** Start of Provided material **

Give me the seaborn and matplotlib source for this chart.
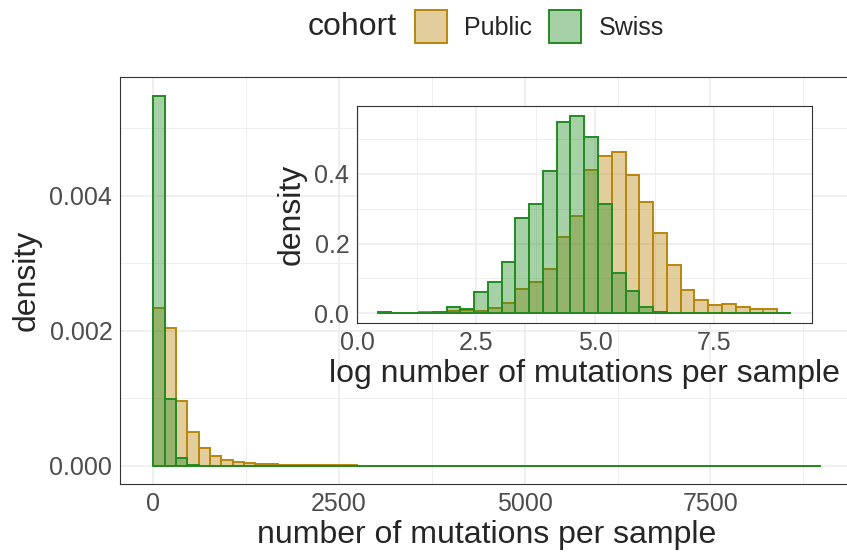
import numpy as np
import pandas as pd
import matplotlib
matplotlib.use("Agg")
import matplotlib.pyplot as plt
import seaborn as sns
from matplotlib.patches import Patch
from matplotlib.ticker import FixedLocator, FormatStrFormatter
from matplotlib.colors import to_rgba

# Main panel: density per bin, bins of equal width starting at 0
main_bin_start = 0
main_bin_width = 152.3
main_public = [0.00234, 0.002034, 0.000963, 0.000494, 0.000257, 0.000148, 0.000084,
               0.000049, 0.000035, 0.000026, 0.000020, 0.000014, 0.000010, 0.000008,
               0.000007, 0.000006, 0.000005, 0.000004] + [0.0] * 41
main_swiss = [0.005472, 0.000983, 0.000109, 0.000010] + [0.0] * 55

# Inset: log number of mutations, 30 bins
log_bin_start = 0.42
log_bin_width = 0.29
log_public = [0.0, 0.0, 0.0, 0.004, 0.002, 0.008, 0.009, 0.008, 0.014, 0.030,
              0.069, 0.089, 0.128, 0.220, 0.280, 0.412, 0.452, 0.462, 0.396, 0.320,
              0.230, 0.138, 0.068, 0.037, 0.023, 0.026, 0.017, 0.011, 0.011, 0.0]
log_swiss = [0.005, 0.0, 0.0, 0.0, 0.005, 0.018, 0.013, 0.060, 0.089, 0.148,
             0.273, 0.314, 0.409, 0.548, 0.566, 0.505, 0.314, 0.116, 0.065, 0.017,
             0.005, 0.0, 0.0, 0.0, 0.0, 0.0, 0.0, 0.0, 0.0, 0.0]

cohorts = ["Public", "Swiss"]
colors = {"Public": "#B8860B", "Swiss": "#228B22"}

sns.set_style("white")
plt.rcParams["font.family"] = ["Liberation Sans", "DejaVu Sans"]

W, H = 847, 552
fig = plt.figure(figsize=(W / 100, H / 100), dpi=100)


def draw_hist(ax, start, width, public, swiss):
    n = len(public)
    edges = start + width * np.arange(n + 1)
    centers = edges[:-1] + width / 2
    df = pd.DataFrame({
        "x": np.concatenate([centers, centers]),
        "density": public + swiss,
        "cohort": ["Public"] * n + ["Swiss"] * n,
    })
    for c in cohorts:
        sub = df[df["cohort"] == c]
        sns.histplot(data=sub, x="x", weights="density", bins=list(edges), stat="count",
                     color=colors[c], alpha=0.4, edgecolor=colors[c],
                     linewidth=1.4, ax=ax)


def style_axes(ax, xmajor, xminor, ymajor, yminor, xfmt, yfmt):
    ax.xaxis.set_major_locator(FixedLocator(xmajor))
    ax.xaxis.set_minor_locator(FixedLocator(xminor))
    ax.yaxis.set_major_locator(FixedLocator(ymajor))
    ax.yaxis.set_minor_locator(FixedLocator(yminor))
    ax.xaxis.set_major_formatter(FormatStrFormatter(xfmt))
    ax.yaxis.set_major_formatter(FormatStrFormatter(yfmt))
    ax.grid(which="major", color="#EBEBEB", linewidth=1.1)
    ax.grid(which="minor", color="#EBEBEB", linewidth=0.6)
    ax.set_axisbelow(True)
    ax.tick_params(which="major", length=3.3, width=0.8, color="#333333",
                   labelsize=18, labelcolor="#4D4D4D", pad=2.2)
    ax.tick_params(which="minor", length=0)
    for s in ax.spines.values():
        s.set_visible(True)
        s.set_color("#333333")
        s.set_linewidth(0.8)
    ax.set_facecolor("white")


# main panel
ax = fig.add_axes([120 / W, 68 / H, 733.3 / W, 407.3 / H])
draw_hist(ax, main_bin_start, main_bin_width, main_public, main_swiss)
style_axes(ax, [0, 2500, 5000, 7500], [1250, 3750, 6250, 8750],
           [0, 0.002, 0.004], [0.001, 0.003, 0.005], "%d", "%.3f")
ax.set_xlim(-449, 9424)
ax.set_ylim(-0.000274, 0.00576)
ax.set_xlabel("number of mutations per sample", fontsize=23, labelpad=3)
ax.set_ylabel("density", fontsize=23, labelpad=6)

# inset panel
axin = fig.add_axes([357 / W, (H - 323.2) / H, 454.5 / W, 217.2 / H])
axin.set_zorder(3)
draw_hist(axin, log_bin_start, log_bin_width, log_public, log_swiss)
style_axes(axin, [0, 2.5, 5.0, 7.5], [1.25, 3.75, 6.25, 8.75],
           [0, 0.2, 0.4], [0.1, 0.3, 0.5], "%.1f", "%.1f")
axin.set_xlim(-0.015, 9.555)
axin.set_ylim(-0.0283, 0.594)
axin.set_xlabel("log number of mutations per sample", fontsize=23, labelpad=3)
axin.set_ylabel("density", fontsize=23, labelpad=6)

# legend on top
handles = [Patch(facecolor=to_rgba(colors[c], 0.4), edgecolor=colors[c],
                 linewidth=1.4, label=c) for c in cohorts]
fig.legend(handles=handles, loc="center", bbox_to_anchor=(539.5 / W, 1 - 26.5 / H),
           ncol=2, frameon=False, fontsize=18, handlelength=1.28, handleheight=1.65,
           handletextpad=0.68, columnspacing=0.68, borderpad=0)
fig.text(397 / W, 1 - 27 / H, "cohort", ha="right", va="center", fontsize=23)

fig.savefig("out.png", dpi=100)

** End of Provided material **

**Given instruction**. All of the material above needs to be restated exactly, with no pictures.

**Solution to this exercise**.
Give me the seaborn and matplotlib source for this chart.
import numpy as np
import pandas as pd
import matplotlib
matplotlib.use("Agg")
import matplotlib.pyplot as plt
import seaborn as sns
from matplotlib.patches import Patch
from matplotlib.ticker import FixedLocator, FormatStrFormatter
from matplotlib.colors import to_rgba

# Main panel: density per bin, bins of equal width starting at 0
main_bin_start = 0
main_bin_width = 152.3
main_public = [0.00234, 0.002034, 0.000963, 0.000494, 0.000257, 0.000148, 0.000084,
               0.000049, 0.000035, 0.000026, 0.000020, 0.000014, 0.000010, 0.000008,
               0.000007, 0.000006, 0.000005, 0.000004] + [0.0] * 41
main_swiss = [0.005472, 0.000983, 0.000109, 0.000010] + [0.0] * 55

# Inset: log number of mutations, 30 bins
log_bin_start = 0.42
log_bin_width = 0.29
log_public = [0.0, 0.0, 0.0, 0.004, 0.002, 0.008, 0.009, 0.008, 0.014, 0.030,
              0.069, 0.089, 0.128, 0.220, 0.280, 0.412, 0.452, 0.462, 0.396, 0.320,
              0.230, 0.138, 0.068, 0.037, 0.023, 0.026, 0.017, 0.011, 0.011, 0.0]
log_swiss = [0.005, 0.0, 0.0, 0.0, 0.005, 0.018, 0.013, 0.060, 0.089, 0.148,
             0.273, 0.314, 0.409, 0.548, 0.566, 0.505, 0.314, 0.116, 0.065, 0.017,
             0.005, 0.0, 0.0, 0.0, 0.0, 0.0, 0.0, 0.0, 0.0, 0.0]

cohorts = ["Public", "Swiss"]
colors = {"Public": "#B8860B", "Swiss": "#228B22"}

sns.set_style("white")
plt.rcParams["font.family"] = ["Liberation Sans", "DejaVu Sans"]

W, H = 847, 552
fig = plt.figure(figsize=(W / 100, H / 100), dpi=100)


def draw_hist(ax, start, width, public, swiss):
    n = len(public)
    edges = start + width * np.arange(n + 1)
    centers = edges[:-1] + width / 2
    df = pd.DataFrame({
        "x": np.concatenate([centers, centers]),
        "density": public + swiss,
        "cohort": ["Public"] * n + ["Swiss"] * n,
    })
    for c in cohorts:
        sub = df[df["cohort"] == c]
        sns.histplot(data=sub, x="x", weights="density", bins=list(edges), stat="count",
                     color=colors[c], alpha=0.4, edgecolor=colors[c],
                     linewidth=1.4, ax=ax)


def style_axes(ax, xmajor, xminor, ymajor, yminor, xfmt, yfmt):
    ax.xaxis.set_major_locator(FixedLocator(xmajor))
    ax.xaxis.set_minor_locator(FixedLocator(xminor))
    ax.yaxis.set_major_locator(FixedLocator(ymajor))
    ax.yaxis.set_minor_locator(FixedLocator(yminor))
    ax.xaxis.set_major_formatter(FormatStrFormatter(xfmt))
    ax.yaxis.set_major_formatter(FormatStrFormatter(yfmt))
    ax.grid(which="major", color="#EBEBEB", linewidth=1.1)
    ax.grid(which="minor", color="#EBEBEB", linewidth=0.6)
    ax.set_axisbelow(True)
    ax.tick_params(which="major", length=3.3, width=0.8, color="#333333",
                   labelsize=18, labelcolor="#4D4D4D", pad=2.2)
    ax.tick_params(which="minor", length=0)
    for s in ax.spines.values():
        s.set_visible(True)
        s.set_color("#333333")
        s.set_linewidth(0.8)
    ax.set_facecolor("white")


# main panel
ax = fig.add_axes([120 / W, 68 / H, 733.3 / W, 407.3 / H])
draw_hist(ax, main_bin_start, main_bin_width, main_public, main_swiss)
style_axes(ax, [0, 2500, 5000, 7500], [1250, 3750, 6250, 8750],
           [0, 0.002, 0.004], [0.001, 0.003, 0.005], "%d", "%.3f")
ax.set_xlim(-449, 9424)
ax.set_ylim(-0.000274, 0.00576)
ax.set_xlabel("number of mutations per sample", fontsize=23, labelpad=3)
ax.set_ylabel("density", fontsize=23, labelpad=6)

# inset panel
axin = fig.add_axes([357 / W, (H - 323.2) / H, 454.5 / W, 217.2 / H])
axin.set_zorder(3)
draw_hist(axin, log_bin_start, log_bin_width, log_public, log_swiss)
style_axes(axin, [0, 2.5, 5.0, 7.5], [1.25, 3.75, 6.25, 8.75],
           [0, 0.2, 0.4], [0.1, 0.3, 0.5], "%.1f", "%.1f")
axin.set_xlim(-0.015, 9.555)
axin.set_ylim(-0.0283, 0.594)
axin.set_xlabel("log number of mutations per sample", fontsize=23, labelpad=3)
axin.set_ylabel("density", fontsize=23, labelpad=6)

# legend on top
handles = [Patch(facecolor=to_rgba(colors[c], 0.4), edgecolor=colors[c],
                 linewidth=1.4, label=c) for c in cohorts]
fig.legend(handles=handles, loc="center", bbox_to_anchor=(539.5 / W, 1 - 26.5 / H),
           ncol=2, frameon=False, fontsize=18, handlelength=1.28, handleheight=1.65,
           handletextpad=0.68, columnspacing=0.68, borderpad=0)
fig.text(397 / W, 1 - 27 / H, "cohort", ha="right", va="center", fontsize=23)

fig.savefig("out.png", dpi=100)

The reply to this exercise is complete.